Results: No safety concerns were identified. L9LS had an estimated half-life of 56 days, and it had dose linearity, with the highest mean (±SD) maximum serum concentration (C_max) of 914.2±146.5 μg per milliliter observed in participants who had received 20 mg per kilogram intravenously and the lowest mean C_max of 41.5±4.7 μg per milliliter observed in those who had received 1 mg per kilogram intravenously; the mean C_max was 164.8±31.1 in the participants who had received 5 mg per kilogram intravenously and 68.9±22.3 in those who had received 5 mg per kilogram subcutaneously. A total of 17 L9LS recipients and 6 control participants underwent controlled human malaria infection. Of the 17 participants who received a single dose of L9LS, 15 (88%) were protected after controlled human malaria infection. Parasitemia did not develop in any of the participants who received 5 or 20 mg per kilogram of intravenous L9LS. Parasitemia developed in 1 of 5 participants who received 1 mg per kilogram intravenously, 1 of 5 participants who received 5 mg per kilogram subcutaneously, and all 6 control participants through 21 days after the controlled human malaria infection. Protection conferred by L9LS was seen at serum concentrations as low as 9.2 μg per milliliter.

Conclusions: In this small trial, L9LS administered intravenously or subcutaneously protected recipients against malaria after controlled infection, without evident safety concerns. (Funded by the National Institute of Allergy and Infectious Diseases; VRC 614 ClinicalTrials.gov number, NCT05019729.).

Figure 1.. Enrollment, Administration of L9LS, and Controlled Human Malaria Infection.

Trial enrollment occurred from September 13 to October 25, 2021. Controlled human malaria infection occurred on October 26, 2021. All participants who received L9LS were followed for 24 weeks after administration of L9LS. Control participants were followed for 7 weeks after controlled human malaria infection (CHMI).

Figure 2.. Maximum Local and Systemic Solicited Reactogenicity.

The percentage of participants who reported a mild or moderate local or systemic symptom in the 7 days after administration of L9LS intravenously (IV) or subcutaneously (SC) is shown.

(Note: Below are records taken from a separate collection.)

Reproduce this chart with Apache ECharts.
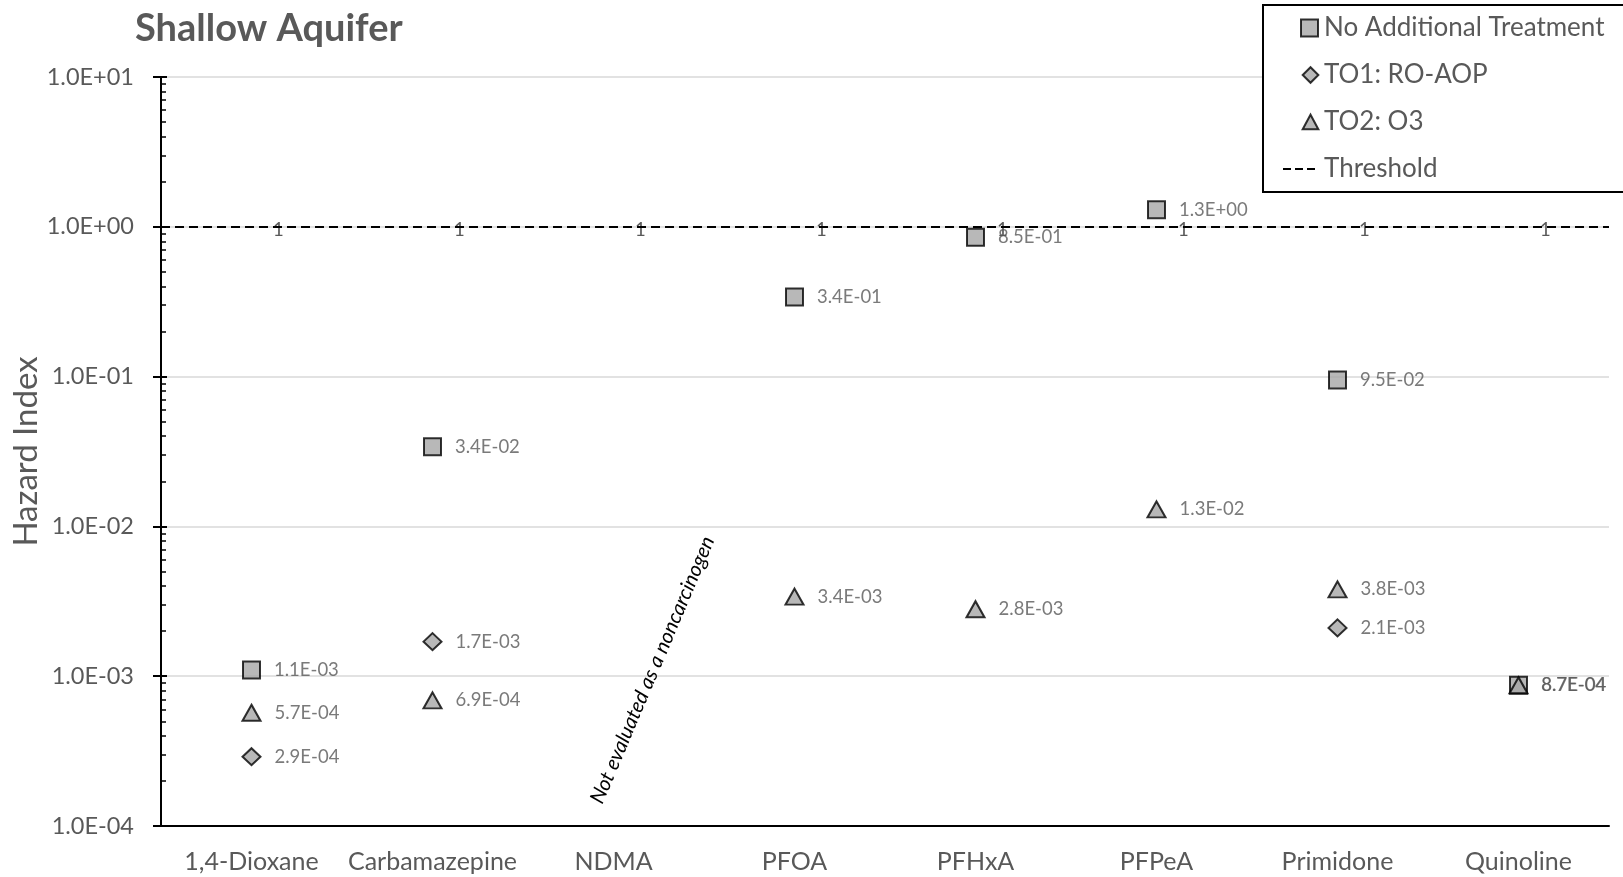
<!DOCTYPE html>
<html><head><meta charset="utf-8">
<script src="https://cdn.jsdelivr.net/npm/echarts@6/dist/echarts.min.js"></script>
<style>html,body{margin:0;padding:0;background:#fff}#c{width:1623px;height:877px}</style>
</head><body><div id="c"></div>
<script>
const categories = ['1,4-Dioxane', 'Carbamazepine', 'NDMA', 'PFOA', 'PFHxA', 'PFPeA', 'Primidone', 'Quinoline'];
const noAdditionalTreatment = [1.1e-3, 3.4e-2, null, 3.4e-1, 8.5e-1, 1.3, 9.5e-2, 8.7e-4];
const to1RoAop = [2.9e-4, 1.7e-3, null, null, null, null, 2.1e-3, null];
const to2O3 = [5.7e-4, 6.9e-4, null, 3.4e-3, 2.8e-3, 1.3e-2, 3.8e-3, 8.7e-4];
const threshold = [1, 1, 1, 1, 1, 1, 1, 1];
const yTickLabels = ['1.0E-04', '1.0E-03', '1.0E-02', '1.0E-01', '1.0E+00', '1.0E+01'];
const seriesNames = ['No Additional Treatment', 'TO1: RO-AOP', 'TO2: O3', 'Threshold'];
const annotationCategory = 'NDMA';
const annotationValue = 1.1e-3;
const annotationText = 'Not evaluated as a noncarcinogen';

const FONT = 'Lato';
const GRAY = '#595959';
const FILL = '#a6a6a6';

// legend icons: zero-length stubs fix the icon box so each marker sits toward the text side
const STUB = 'M0,0L0,0M0,10L0,10';
const ICON_SQUARE = 'path://' + STUB + 'M10.5,-0.3L21,-0.3L21,10.2L10.5,10.2Z';
const ICON_DIAMOND = 'path://' + STUB + 'M11.2,5L15.8,0.4L20.4,5L15.8,9.6Z';
const ICON_TRIANGLE = 'path://' + STUB + 'M11.2,9.3L15.8,0.7L20.4,9.3Z';

function sci(v) {
  const parts = v.toExponential(1).split('e');
  const n = parseInt(parts[1], 10);
  return parts[0] + 'E' + (n < 0 ? '-' : '+') + String(Math.abs(n)).padStart(2, '0');
}
function val(p) { return Array.isArray(p.value) ? p.value[1] : p.value; }

const dataLabel = {
  show: true, position: 'right', distance: 13,
  fontFamily: FONT, fontSize: 18.5, color: GRAY,
  formatter: p => sci(val(p))
};
const markerStyle = { color: FILL, borderColor: '#000', borderWidth: 2 };

const chart = echarts.init(document.getElementById('c'), null, { renderer: 'canvas' });
const yCommon = { type: 'log', logBase: 10, min: 1e-4, max: 10 };

chart.setOption({
  animation: false,
  backgroundColor: '#fff',
  title: {
    text: 'Shallow Aquifer', left: 135, top: 10, padding: 0,
    textStyle: { fontFamily: FONT, fontSize: 38, fontWeight: 'bold', color: GRAY }
  },
  grid: { left: 161, right: 14, top: 77, bottom: 51, containLabel: false, outerBoundsMode: 'none' },
  legend: {
    data: [
      { name: seriesNames[0], icon: ICON_SQUARE },
      { name: seriesNames[1], icon: ICON_DIAMOND },
      { name: seriesNames[2], icon: ICON_TRIANGLE },
      { name: seriesNames[3], lineStyle: { color: '#000', width: 2, type: [8, 4], opacity: 1 }, itemStyle: { opacity: 0 } }
    ],
    orient: 'vertical', left: 1263, top: 5,
    itemWidth: 36, itemHeight: 17, itemGap: 21,
    symbolKeepAspect: true,
    padding: [10, 30, 10, 19],
    borderColor: '#000', borderWidth: 2, backgroundColor: '#fff',
    textStyle: { fontFamily: FONT, fontSize: 26, color: GRAY, lineHeight: 26 },
    selectedMode: false
  },
  xAxis: {
    type: 'category', data: categories, boundaryGap: true,
    axisLine: { show: true, lineStyle: { color: '#000', width: 2 } },
    axisTick: { show: false },
    axisLabel: { interval: 0, fontFamily: FONT, fontSize: 25, color: GRAY, margin: 23 },
    splitLine: { show: false }
  },
  yAxis: [
    Object.assign({}, yCommon, {
      position: 'left',
      name: 'Hazard Index', nameLocation: 'middle', nameGap: 118, nameMoveOverlap: false,
      nameTextStyle: { fontFamily: FONT, fontSize: 33, color: GRAY },
      axisLine: { show: true, lineStyle: { color: '#000', width: 2 } },
      axisTick: { show: true, length: 8, lineStyle: { color: '#000', width: 2 } },
      axisLabel: {
        fontFamily: FONT, fontSize: 23.5, color: GRAY, margin: 27,
        formatter: v => yTickLabels[Math.round(Math.log10(v)) + 4]
      },
      splitLine: { show: true, lineStyle: { color: '#d9d9d9', width: 1.5 } },
      minorTick: { show: false }
    }),
    Object.assign({}, yCommon, {
      position: 'left', offset: 0,
      axisLine: { show: false },
      axisTick: { show: true, inside: true, length: 6, lineStyle: { color: '#000', width: 2 } },
      minorTick: { show: true, splitNumber: 9, length: 5, lineStyle: { color: '#000', width: 1.5 } },
      axisLabel: { show: false },
      splitLine: { show: false }
    })
  ],
  series: [
    {
      name: seriesNames[0], type: 'scatter', data: noAdditionalTreatment,
      symbol: 'rect', symbolSize: 17, itemStyle: markerStyle, label: dataLabel, z: 3
    },
    {
      name: seriesNames[1], type: 'scatter', data: to1RoAop,
      symbol: 'diamond', symbolSize: [18, 17], itemStyle: markerStyle, label: dataLabel, z: 4
    },
    {
      name: seriesNames[2], type: 'scatter', data: to2O3,
      symbol: 'triangle', symbolSize: [18, 16], itemStyle: markerStyle, label: dataLabel, z: 5
    },
    {
      name: seriesNames[3], type: 'line', data: threshold,
      symbol: 'rect', symbolSize: 17, showSymbol: true,
      itemStyle: { color: 'rgba(0,0,0,0)', borderWidth: 0 },
      lineStyle: { color: '#000', width: 2, type: [8, 4], opacity: 0 },
      label: { show: true, position: 'right', distance: 13, offset: [0, 3], fontFamily: FONT, fontSize: 18.5, color: GRAY, formatter: '{c}' },
      markLine: {
        silent: true, symbol: ['none', 'none'],
        label: { show: false },
        lineStyle: { color: '#000', width: 2, type: [9, 5] },
        data: [{ yAxis: 1 }]
      },
      z: 2
    }
  ]
});

const p = chart.convertToPixel({ xAxisIndex: 0, yAxisIndex: 0 }, [annotationCategory, annotationValue]);
chart.setOption({
  graphic: [{
    type: 'text', x: p[0] + 39, y: p[1], rotation: 67 * Math.PI / 180,
    style: {
      text: annotationText, fontFamily: FONT, fontStyle: 'italic', fontSize: 20.5,
      fill: '#000', align: 'center', verticalAlign: 'middle'
    }
  }]
});
</script>
</body></html>
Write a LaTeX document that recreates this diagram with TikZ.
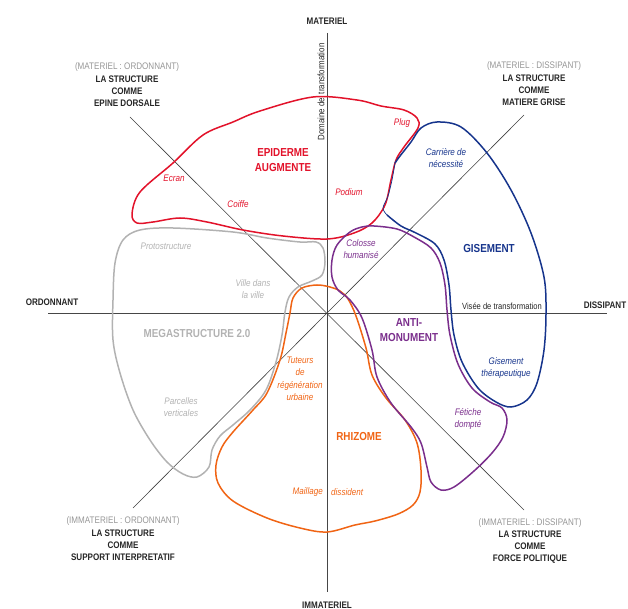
\documentclass[tikz,border=0pt]{standalone}
\usepackage{fontspec}
\setmainfont{Liberation Sans}[FakeStretch=0.85]
\definecolor{cred}{RGB}{226,18,42}
\definecolor{cblue}{RGB}{22,52,140}
\definecolor{cpurple}{RGB}{122,46,140}
\definecolor{corange}{RGB}{240,100,20}
\definecolor{cgray}{RGB}{178,178,178}
\definecolor{ctxtgray}{RGB}{150,150,150}
\definecolor{caxis}{RGB}{70,70,70}
\tikzset{
  axisline/.style={draw=caxis, line width=0.7pt},
  diag/.style={draw=black!75, line width=0.6pt},
  zone/.style={line width=1.5pt},
  axislabel/.style={font=\fontsize{9.5}{11}\selectfont\bfseries, text=black!85, inner sep=0pt},
  corner/.style={align=center, font=\fontsize{9.5}{12.3}\selectfont\bfseries, text=black!85, inner sep=0pt},
  zonelabel/.style={align=center, font=\fontsize{11.6}{14.5}\selectfont\bfseries, inner sep=0pt},
  item/.style={align=center, font=\fontsize{9.5}{12.5}\selectfont\itshape, inner sep=0pt},
  small/.style={font=\fontsize{8.9}{10}\selectfont, text=black!85, inner sep=0pt},
}
\begin{document}
\begin{tikzpicture}[x=1pt,y=-1pt]
\useasboundingbox (0,0) rectangle (628,609);
% axes
\coordinate (O) at (327,313);
\coordinate (N) at (327,33);
\coordinate (S) at (327,592);
\coordinate (W) at (48,313);
\coordinate (E) at (607,313);
\coordinate (NW) at (130,117);
\coordinate (SE) at (524,510);
\coordinate (NE) at (524,115);
\coordinate (SW) at (133,508);
\draw[axisline] (N) -- (S);
\draw[axisline] (W) -- (E);
\draw[diag] (NW) -- (SE);
\draw[diag] (NE) -- (SW);

% gray zone
\draw[zone, cgray] plot[smooth cycle, tension=0.55] coordinates {
(113,300) (115,263) (123,240) (140,230) (173,228) (233,232) (267,238) (300,242)
(316,242) (323,248) (325,262) (322,275) (312,281) (298,287) (289,297) (285,312)
(282,335) (276,362) (266,390) (250,410) (233,425) (220,436) (212,450) (209,467)
(197,477) (183,474) (167,462) (150,440) (133,410) (120,373) (113,340)};

% red zone
\draw[zone, cred] plot[smooth cycle, tension=0.55] coordinates {
(132,214) (140,192) (173,163) (203,135) (233,122) (260,111) (313,97) (357,100)
(381,106) (404,110) (417,118) (418,128) (404,147) (396,160) (391,180) (385,205)
(372,223) (354,233) (327,239) (283,236) (243,230) (207,222) (180,218) (153,222) (137,223)};

% orange zone
\draw[zone, corange] plot[smooth cycle, tension=0.55] coordinates {
(317,285) (330,287) (340,291) (348,299) (356,316) (366,348) (372,375) (386,398)
(405,420) (417,443) (421,470) (420,492) (413,505) (398,514) (375,521) (355,525)
(327,532) (300,528) (267,518) (233,501) (218,483) (216,465) (222,447) (233,432)
(253,410) (267,393) (280,360) (286,333) (290,313) (293,298) (302,288)};

% purple zone
\draw[zone, cpurple] plot[smooth cycle, tension=0.55] coordinates {
(374,226) (397,229) (414,237) (431,248) (440,263) (445,285) (447,310) (450,335)
(458,364) (472,388) (490,402) (502,408) (507,420) (503,437) (492,453) (474,471)
(454,487) (441,490) (431,482) (427,467) (421,443) (411,427) (391,403) (377,377)
(372,350) (362,318) (350,300) (338,290) (332,277) (332,260) (337,245) (350,232) (362,227)};

% blue zone
\draw[cblue, line width=0.7pt] plot[smooth, tension=0.55] coordinates {
(387,215) (383,208) (388,196) (392,180) (395,163)};
\draw[zone, cblue] plot[smooth, tension=0.55] coordinates {
(395,163) (400,156) (411,142) (421,128) (437,122) (461,127) (487,153) (511,190)
(531,233) (544,277) (546,313) (544,350) (537,383) (527,400) (511,407) (496,402)
(478,388) (462,362) (454,335) (451,310) (449,285) (444,260) (435,244) (416,233)
(401,226) (387,215)};

% axis labels
\node[axislabel] (lN) at (327,21) {MATERIEL};
\node[axislabel] (lS) at (327,605) {IMMATERIEL};
\node[axislabel] (lW) at (52,302) {ORDONNANT};
\node[axislabel] (lE) at (605,305) {DISSIPANT};
\node[small, rotate=90, font=\fontsize{9.3}{10}\selectfont] (dom) at (321,92) {Domaine de \,transformation};
\node[small] (vis) at (502,306) {Visée de transformation};

% corner labels
\node[corner] (cNW) at (127,85) {\textcolor{ctxtgray}{\mdseries (MATERIEL : ORDONNANT)}\\LA STRUCTURE\\COMME\\EPINE DORSALE};
\node[corner] (cNE) at (534,84) {\textcolor{ctxtgray}{\mdseries (MATERIEL : DISSIPANT)}\\LA STRUCTURE\\COMME\\MATIERE GRISE};
\node[corner] (cSW) at (123,539) {\textcolor{ctxtgray}{\mdseries (IMMATERIEL : ORDONNANT)}\\LA STRUCTURE\\COMME\\SUPPORT INTERPRETATIF};
\node[corner] (cSE) at (530,541) {\textcolor{ctxtgray}{\mdseries (IMMATERIEL : DISSIPANT)}\\LA STRUCTURE\\COMME\\FORCE POLITIQUE};

% zone labels
\node[zonelabel, text=cred] (zEp) at (283,160) {EPIDERME\\AUGMENTE};
\node[zonelabel, text=cblue] (zGi) at (489,249) {GISEMENT};
\node[zonelabel, text=cpurple] (zAn) at (409,330) {ANTI-\\MONUMENT};
\node[zonelabel, text=cgray] (zMe) at (197,334) {MEGASTRUCTURE 2.0};
\node[zonelabel, text=corange] (zRh) at (359,437) {RHIZOME};

% items
\node[item, text=cred] (iEc) at (174,178) {Ecran};
\node[item, text=cred] (iCo) at (238,204) {Coiffe};
\node[item, text=cred] (iPl) at (402,123) {Plug};
\node[item, text=cred] (iPo) at (349,192) {Podium};
\node[item, text=cblue] (iCa) at (446,158) {Carrière de\\nécessité};
\node[item, text=cblue] (iGt) at (506,368) {Gisement\\thérapeutique};
\node[item, text=cpurple] (iCh) at (361,249) {Colosse\\humanisé};
\node[item, text=cpurple] (iFe) at (468,419) {Fétiche\\dompté};
\node[item, text=cgray] (iPr) at (166,246) {Protostructure};
\node[item, text=cgray] (iVi) at (253,289) {Ville dans\\la ville};
\node[item, text=cgray] (iPa) at (181,407) {Parcelles\\verticales};
\node[item, text=corange] (iTu) at (300,379) {Tuteurs\\de\\régénération\\urbaine};
\node[item, text=corange, anchor=east] (iMa) at (323,492) {Maillage};
\node[item, text=corange, anchor=west] (iDi) at (331,492) {dissident};
\end{tikzpicture}
\end{document}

After administration of L9LS, none of the participants reported systemic symptoms of myalgia or fever or the local symptom of swelling.

Figure 3.. Serum Concentrations of L9LS.

Panel A shows the geometric mean serum concentrations of L9LS with 95% confidence intervals (indicated by I bars) for each dose group after administration of a single dose of L9LS. Panel B shows the serum concentrations of L9LS over time in individual trial participants who underwent CHMI. Individual horizontal dotted lines with open circles indicate malaria infection (in one participant who received 1 mg per kilogram intravenously and in one participant who received 5 mg per kilogram subcutaneously).

Figure 4.. Predictions for Serum Concentrations after Intravenous or Subcutaneous Administration of L9LS.

Panels A and B show pharmacokinetic modeling for intravenous and subcutaneous administration of L9LS. Observed L9LS concentrations (normalized for each dose administered intravenously or subcutaneously) are overlayed for the comparison. The predicted median serum concentrations of L9LS (solid lines) and 90% prediction intervals (5th and 95th percentiles) (dashed lines) are shown. Panels C and D show the predicted median L9LS serum concentrations (solid lines) 48 weeks after administration of a single dose according to intravenous dose groups (1 mg per kilogram, 5 mg per kilogram, and 20 mg per kilogram) and the subcutaneous dose group (5 mg per kilogram) with 90% prediction intervals (5th and 95th percentiles) (dashed lines). Values were calculated on the basis of Monte Carlo simulations with the use of a population pharmacokinetic model.

Figure 5.. Parasitemia after Controlled Human Malaria Infection.

A Kaplan–Meier analysis shows the time to blood-stage parasitemia as measured by polymerase-chain-reaction analysis. Participants were monitored daily starting on day 7 after controlled human malaria infection through day 17, with a final test performed on day 21. A primary efficacy analysis performed with the use of a two-sided Barnard test comparing parasitemia among the participants who received L9LS with that among the control participants yielded a P value of less than 0.001.